I am very proud to present another masterpiece violin concerto on my website! *Desmond Bradley* (1934-1992) was a renowned Australian violinist with being concertmaster of the New Philharmonia Orchestra in London and the Tonhalle Orchestra in Zurich in the 1960s. He also composed some music for his instrument, with an outstanding and magnificent Violin concerto from 1969. The work is a part of my precious recommendation list of neglected masterful violin concertos and now the full score and a sound snippet can be found on my website:

*http://www.tobias-broeker.de/rare-manuscripts/violin-concertos/desmond-bradley/*

It is outrageous that the composer (and also the violinist) Desmond Bradley is that forgotten nowadays, even (and that is more embarrassing) in Australia. The Australian Music Information Center lists every music making guy, but leaves such an important musicians out of their list and does not even answer to my notification mails. I also own a recording of a real performance of the Violin concerto which of course is way better than the computer realisation now on my website. But obviously (?) I did not get a permission to present it online. So Desmond Bradley and his Violin concerto definitely needs support from other sources and forces, the Australians are of no help. So please check my website, the work and spread the word!

Best,
Tobias


----------



## Pugg (Aug 8, 2014)

Tobias, I did say it before, many compliment for all your hard work.


----------



## vlncto (Nov 26, 2012)

I am delighted to say that I got the permission from the ABC to publish the real performance of the Violin concerto by Desmond Bradley on my website.
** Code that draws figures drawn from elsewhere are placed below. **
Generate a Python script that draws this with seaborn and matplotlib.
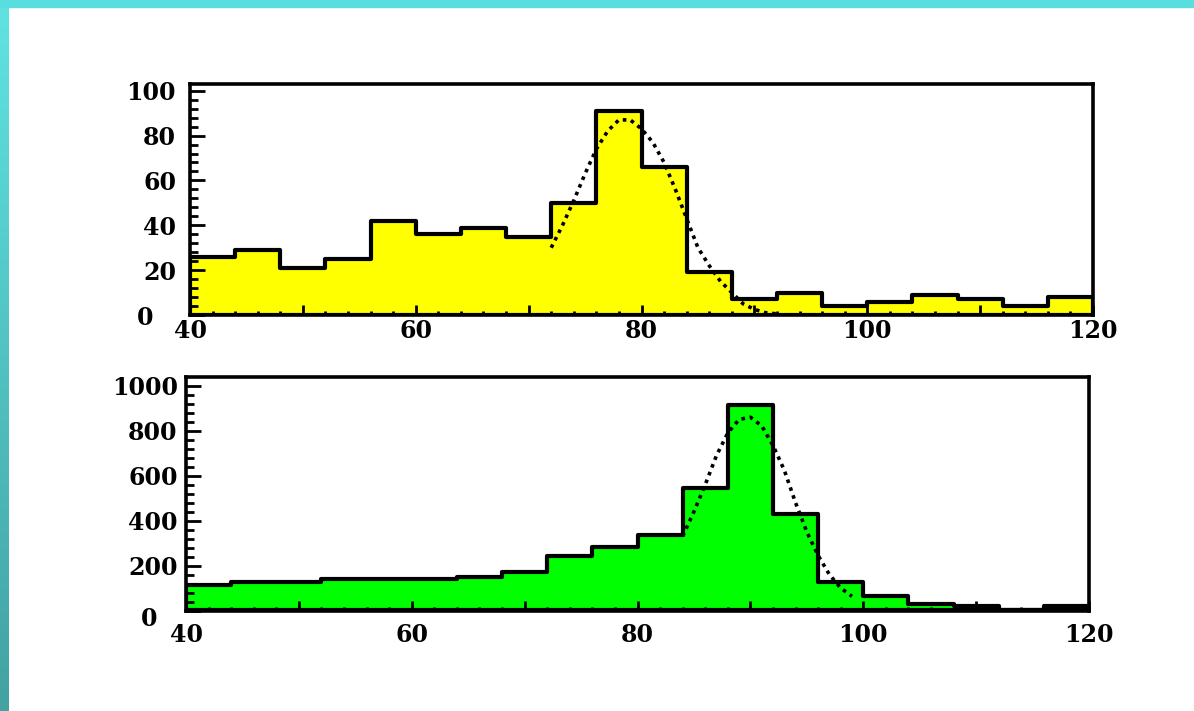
import numpy as np
import pandas as pd
import matplotlib
matplotlib.use("Agg")
import matplotlib.pyplot as plt
from matplotlib.patches import Rectangle
from matplotlib.colors import LinearSegmentedColormap
from matplotlib.ticker import MultipleLocator, FixedLocator, FuncFormatter
import seaborn as sns

# ---------------- data ----------------
bin_edges = [40, 44, 48, 52, 56, 60, 64, 68, 72, 76, 80,
             84, 88, 92, 96, 100, 104, 108, 112, 116, 120]

top_counts = [26, 29, 21, 25, 42, 36, 39, 35, 50, 91,
              66, 19, 7, 10, 4, 6, 9, 7, 4, 8]

bottom_counts = [114, 128, 128, 138, 138, 138, 148, 170, 242, 284,
                 337, 546, 915, 429, 127, 64, 29, 20, 0, 20]

# dotted fit curves
top_fit_x = [72, 73, 74, 75, 76, 77, 78, 79, 80, 81, 82,
             83, 84, 85, 86, 87, 88, 89, 90, 91, 92]
top_fit_y = [30, 40, 51, 63, 74, 82, 87, 87, 83, 77, 68,
             56, 43, 30, 22, 15, 10, 5, 2.5, 1, 0.5]

bottom_fit_x = [84, 85, 86, 87, 88, 89, 90, 91, 92, 93,
                94, 95, 96, 97, 98, 99]
bottom_fit_y = [330, 440, 560, 690, 790, 850, 860, 822, 735, 625,
                480, 350, 245, 160, 100, 63]

x_label_values = [40, 60, 80, 100, 120]
top_y_ticks = [0, 20, 40, 60, 80, 100]
bottom_y_ticks = [0, 200, 400, 600, 800, 1000]

# ---------------- style ----------------
sns.set_theme(style="white")
plt.rcParams["font.family"] = ["DejaVu Serif"]

W, H = 1194, 711
fig = plt.figure(figsize=(W / 100, H / 100), dpi=100)
fig.patch.set_facecolor("white")

# cyan frame (left gradient strip + top strip)
cax = fig.add_axes([0, 0, 9 / W, 1])
grad = np.linspace(0, 1, 256).reshape(-1, 1)
cmap = LinearSegmentedColormap.from_list("frame", ["#5fe4e2", "#43a2a2"])
cax.imshow(grad, aspect="auto", cmap=cmap)
cax.axis("off")
fig.add_artist(Rectangle((0, 1 - 7 / H), 1, 7 / H, transform=fig.transFigure,
                         color="#58dede", zorder=5))

ax1 = fig.add_axes([190 / W, 1 - 315 / H, 903 / W, 231 / H])
ax2 = fig.add_axes([186 / W, 1 - 610.5 / H, 903 / W, 233.5 / H])

centers = [(a + b) / 2 for a, b in zip(bin_edges[:-1], bin_edges[1:])]
FS = 17


def xfmt(v, pos):
    iv = int(round(v))
    return str(iv) if iv in x_label_values else ""


def draw(ax, counts, color, fx, fy, ymax, yticks, yminor, xpad, ypad, zero_off):
    df = pd.DataFrame({"x": centers, "w": counts})
    sns.histplot(data=df, x="x", weights="w", bins=bin_edges, element="step",
                 fill=True, color=color, alpha=1, edgecolor="black",
                 linewidth=3, ax=ax, zorder=1)
    sns.lineplot(x=fx, y=fy, ax=ax, color="black", linestyle=(0, (1, 1.3)),
                 linewidth=2.6, estimator=None, sort=False,
                 dash_capstyle="butt", zorder=3)
    ax.set_xlim(40, 120)
    ax.set_ylim(0, ymax)
    ax.set_xlabel("")
    ax.set_ylabel("")
    ax.set_facecolor("white")
    ax.set_axisbelow(False)

    ax.xaxis.set_major_locator(MultipleLocator(10))
    ax.xaxis.set_minor_locator(MultipleLocator(2))
    ax.xaxis.set_major_formatter(FuncFormatter(xfmt))
    ax.yaxis.set_major_locator(FixedLocator(yticks))
    ax.yaxis.set_minor_locator(MultipleLocator(yminor))
    ax.set_yticklabels(["" if t == 0 else str(t) for t in yticks])

    ax.tick_params(axis="both", which="both", direction="in", color="black",
                   width=2, bottom=True, left=True, top=False, right=False,
                   labelsize=FS, labelcolor="black")
    ax.tick_params(axis="x", which="major", length=7, pad=xpad)
    ax.tick_params(axis="x", which="minor", length=3)
    ax.tick_params(axis="y", which="major", length=11, pad=ypad)
    ax.tick_params(axis="y", which="minor", length=5.5)
    for lab in ax.get_xticklabels() + ax.get_yticklabels():
        lab.set_fontweight("heavy")

    for sp in ax.spines.values():
        sp.set_visible(True)
        sp.set_color("black")
        sp.set_linewidth(2.6)
        sp.set_zorder(4)

    ax.annotate("0", xy=(40, 0), xycoords="data", xytext=zero_off,
                textcoords="offset pixels", ha="right", va="center",
                fontsize=FS, fontweight="heavy", color="black",
                annotation_clip=False)


draw(ax1, top_counts, "#ffff00", top_fit_x, top_fit_y, 103, top_y_ticks, 4,
     xpad=3, ypad=10, zero_off=(-37, -3.5))
draw(ax2, bottom_counts, "#00ff00", bottom_fit_x, bottom_fit_y, 1039,
     bottom_y_ticks, 40, xpad=9, ypad=6, zero_off=(-29, -8.5))

fig.savefig("out.png", dpi=100, facecolor="white")
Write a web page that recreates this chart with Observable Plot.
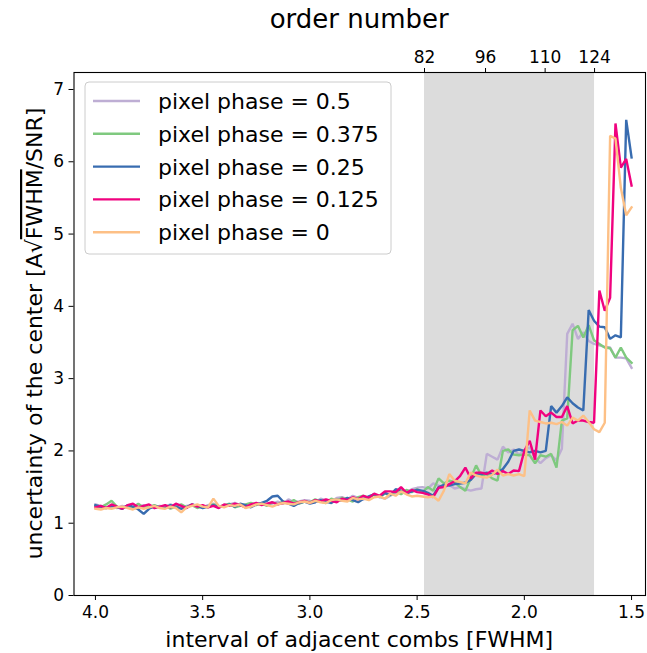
<!DOCTYPE html>
<html><head><meta charset="utf-8">
<script src="https://cdn.jsdelivr.net/npm/d3@7"></script>
<script src="https://cdn.jsdelivr.net/npm/@observablehq/plot@0.6"></script>
<style>html,body{margin:0;padding:0;background:#fff;} #chart{width:647px;height:653px;overflow:hidden}</style>
</head><body><div id="chart"></div>
<script>
// interval of adjacent combs [FWHM]
const xs = [4,3.975,3.95,3.925,3.9,3.875,3.85,3.825,3.8,3.775,
3.75,3.725,3.7,3.675,3.65,3.625,3.6,3.575,3.55,3.525,
3.5,3.475,3.45,3.425,3.4,3.375,3.35,3.325,3.3,3.275,
3.25,3.225,3.2,3.175,3.15,3.125,3.1,3.075,3.05,3.025,
3,2.975,2.95,2.925,2.9,2.875,2.85,2.825,2.8,2.775,
2.75,2.725,2.7,2.675,2.65,2.625,2.6,2.575,2.55,2.525,
2.5,2.475,2.45,2.425,2.4,2.375,2.35,2.325,2.3,2.275,
2.25,2.225,2.2,2.175,2.15,2.125,2.1,2.075,2.05,2.025,
2,1.975,1.95,1.925,1.9,1.875,1.85,1.825,1.8,1.775,
1.75,1.725,1.7,1.675,1.65,1.625,1.6,1.575,1.55,1.525,
1.5];

const phase0500 = [1.26,1.24,1.22,1.23,1.21,1.24,1.22,1.20,1.23,1.25,
1.22,1.21,1.24,1.23,1.26,1.22,1.20,1.24,1.25,1.23,
1.22,1.25,1.27,1.24,1.23,1.26,1.28,1.25,1.24,1.27,
1.26,1.28,1.25,1.27,1.30,1.27,1.33,1.29,1.30,1.32,
1.31,1.29,1.34,1.32,1.30,1.35,1.36,1.33,1.38,1.35,
1.33,1.37,1.40,1.36,1.34,1.38,1.42,1.45,1.43,1.47,
1.49,
1.50,1.48,1.55,1.52,1.50,1.53,1.48,1.50,1.47,1.45,
1.47,1.48,1.96,1.92,1.88,2.06,1.98,2.02,1.95,2.00,
2.05,1.90,1.83,1.90,1.94,1.87,2.03,3.62,3.76,3.55,
3.64,3.52,3.48,3.46,3.44,3.43,3.29,3.29,3.28,3.15];

const phase0375 = [1.24,1.22,1.26,1.31,1.23,1.20,1.24,1.22,1.27,1.21,
1.23,1.25,1.22,1.24,1.20,1.23,1.26,1.22,1.25,1.21,
1.24,1.22,1.26,1.23,1.25,1.27,1.22,1.24,1.26,1.28,
1.25,1.27,1.24,1.29,1.26,1.30,1.28,1.32,1.27,1.30,
1.29,1.33,1.30,1.28,1.34,1.31,1.35,1.33,1.30,1.36,
1.38,1.35,1.40,1.37,1.41,1.39,1.44,1.40,1.46,1.43,
1.47,
1.43,1.50,1.45,1.62,1.55,1.59,1.57,1.50,1.45,1.62,
1.80,1.66,1.68,1.62,1.59,2.00,2.02,1.95,1.94,1.95,
1.94,1.83,1.94,1.92,1.96,1.77,2.42,2.45,3.67,3.73,
3.57,3.74,3.53,3.48,3.43,3.42,3.29,3.43,3.29,3.22];

const phase0250 = [1.25,1.23,1.21,1.24,1.22,1.20,1.25,1.23,1.19,1.13,
1.20,1.24,1.22,1.21,1.25,1.23,1.20,1.22,1.26,1.24,
1.21,1.23,1.25,1.22,1.24,1.26,1.23,1.27,1.25,1.22,
1.26,1.28,1.31,1.37,1.38,1.30,1.27,1.24,1.28,1.30,
1.27,1.29,1.32,1.30,1.28,1.33,1.31,1.35,1.32,1.29,
1.34,1.37,1.40,1.36,1.42,1.39,1.47,1.45,1.41,1.44,
1.46,
1.45,1.42,1.38,1.50,1.53,1.52,1.54,1.55,1.56,1.60,
1.68,1.68,1.70,1.68,1.70,1.75,1.85,2.00,2.02,2.00,
1.98,2.00,1.98,2.00,2.62,2.53,2.62,2.74,2.66,2.60,
2.56,3.95,3.80,3.72,3.71,3.55,3.60,3.57,6.58,6.06];

const phase0125 = [1.22,1.24,1.21,1.26,1.23,1.20,1.25,1.27,1.22,1.24,
1.26,1.21,1.23,1.25,1.22,1.27,1.24,1.21,1.26,1.23,
1.25,1.22,1.24,1.21,1.26,1.24,1.27,1.25,1.22,1.26,
1.28,1.25,1.27,1.29,1.26,1.28,1.30,1.27,1.29,1.31,
1.28,1.32,1.30,1.33,1.31,1.29,1.34,1.32,1.36,1.33,
1.38,1.35,1.41,1.38,1.44,1.44,1.43,1.50,1.42,1.46,
1.43,
1.42,1.40,1.36,1.49,1.50,1.54,1.58,1.65,1.77,1.62,
1.70,1.70,1.68,1.73,1.68,1.72,1.68,1.73,1.72,2.00,
2.14,1.88,2.56,2.48,2.53,2.47,2.47,2.62,2.38,2.42,
2.42,2.40,2.39,4.22,3.94,4.12,6.53,5.92,6.04,5.67];

const phase0000 = [1.20,1.19,1.21,1.20,1.22,1.23,1.21,1.19,1.22,1.20,
1.22,1.24,1.21,1.20,1.23,1.21,1.15,1.22,1.24,1.26,
1.23,1.22,1.34,1.24,1.22,1.25,1.24,1.26,1.21,1.23,
1.26,1.27,1.25,1.23,1.26,1.28,1.27,1.26,1.29,1.30,
1.28,1.31,1.29,1.28,1.32,1.33,1.31,1.30,1.35,1.33,
1.34,1.32,1.36,1.37,1.34,1.41,1.38,1.44,1.40,1.37,
1.38,
1.37,1.36,1.37,1.31,1.45,1.68,1.59,1.57,1.55,1.70,
1.66,1.64,1.63,1.67,1.74,1.66,1.68,1.66,1.68,1.65,
2.56,2.42,2.40,2.38,2.39,2.37,2.40,2.35,2.46,2.42,
2.49,2.40,2.30,2.26,2.39,6.36,6.32,5.64,5.26,5.37];

const seriesNames = ["pixel phase = 0.5","pixel phase = 0.375","pixel phase = 0.25","pixel phase = 0.125","pixel phase = 0"];
const seriesColors = ["#beaed4","#7fc97f","#386cb0","#f0027f","#fdc086"];
const seriesValues = [phase0500, phase0375, phase0250, phase0125, phase0000];

const xTicks = [4.0,3.5,3.0,2.5,2.0,1.5];
const yTicks = [0,1,2,3,4,5,6,7];
const orderLabels = ["82","96","110","124"];
const orderTickX = [2.4655,2.181,1.903,1.6726];
const xDomain = [4.1,1.435];
const yDomain = [0,7.235];

const W = 647, H = 653, mL = 73.5, mR = 2, mT = 72, mB = 58;
const FONT = "DejaVu Sans";

const orderMap = new Map(orderTickX.map((x,i)=>[x, orderLabels[i]]));
const band = [{x1: orderTickX[0], x2: orderTickX[3], y1: yDomain[0], y2: yDomain[1]}];

const plot = Plot.plot({
  width: W, height: H,
  marginLeft: mL, marginRight: mR, marginTop: mT, marginBottom: mB,
  style: {fontFamily: FONT, fontSize: "17px", color: "black", background: "white"},
  x: {domain: xDomain},
  y: {domain: yDomain},
  marks: [
    Plot.rect(band, {x1: "x1", x2: "x2", y1: "y1", y2: "y2", fill: "#dcdcdc"}),
    ...seriesValues.map((vals, k) => Plot.line(xs.map((x, i) => ({x, y: vals[i]})),
      {x: "x", y: "y", stroke: seriesColors[k], strokeWidth: 2.4, strokeLinejoin: "miter", strokeLinecap: "square"})),
    Plot.frame({stroke: "black", strokeWidth: 1.1}),
    Plot.axisX({ticks: xTicks, tickFormat: d3.format(".1f"), tickSize: 5, tickPadding: 5, label: null, fontSize: 17}),
    Plot.axisX({anchor: "top", ticks: orderTickX, tickFormat: d => orderMap.get(d), tickSize: 5, tickPadding: 5, label: null, fontSize: 17}),
    Plot.axisY({ticks: yTicks, tickSize: 5, tickPadding: 5, label: null, fontSize: 17})
  ]
});

const svg = d3.select(plot);
const cx = mL + (W - mL - mR) / 2;

svg.append("text").attr("x", cx).attr("y", 28).attr("text-anchor", "middle")
  .style("font-family", FONT).style("font-size", "26px").attr("fill", "black").text("order number");

svg.append("text").attr("x", cx).attr("y", 647).attr("text-anchor", "middle")
  .style("font-family", FONT).style("font-size", "22px").attr("fill", "black").text("interval of adjacent combs [FWHM]");

const yl = svg.append("text").attr("transform", `translate(42,${(mT + H - mB) / 2}) rotate(-90)`)
  .attr("text-anchor", "middle").style("font-family", FONT).style("font-size", "22px").attr("fill", "black");
yl.append("tspan").text("uncertainty of the center [A\u221A");
yl.append("tspan").style("text-decoration", "overline").text("FWHM");
yl.append("tspan").text("/SNR]");

// legend
const lg = svg.append("g").attr("text-anchor", "start");
lg.append("rect").attr("x", 85).attr("y", 82).attr("width", 306).attr("height", 172).attr("rx", 4)
  .attr("fill", "white").attr("fill-opacity", 0.8).attr("stroke", "#cccccc").attr("stroke-width", 1);
seriesNames.forEach((name, k) => {
  const yy = 101 + k * 32.8;
  lg.append("line").attr("x1", 93).attr("x2", 140).attr("y1", yy).attr("y2", yy)
    .attr("stroke", seriesColors[k]).attr("stroke-width", 2.4);
  lg.append("text").attr("x", 158).attr("y", yy + 8).attr("text-anchor", "start")
    .style("font-family", FONT).style("font-size", "22px")
    .attr("fill", "black").text(name);
});

document.getElementById("chart").appendChild(plot);
</script>
</body></html>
Check it out here:

*https://www.tobias-broeker.de/rare-manuscripts/violin-concertos/desmond-bradley/*


----------



## Pugg (Aug 8, 2014)

vlncto said:


> I am delighted to say that I got the permission from the ABC to publish the real performance of the Violin concerto by Desmond Bradley on my website. Check it out here:
> 
> *https://www.tobias-broeker.de/rare-manuscripts/violin-concertos/desmond-bradley/*


You see: persistence pays off. :tiphat:


----------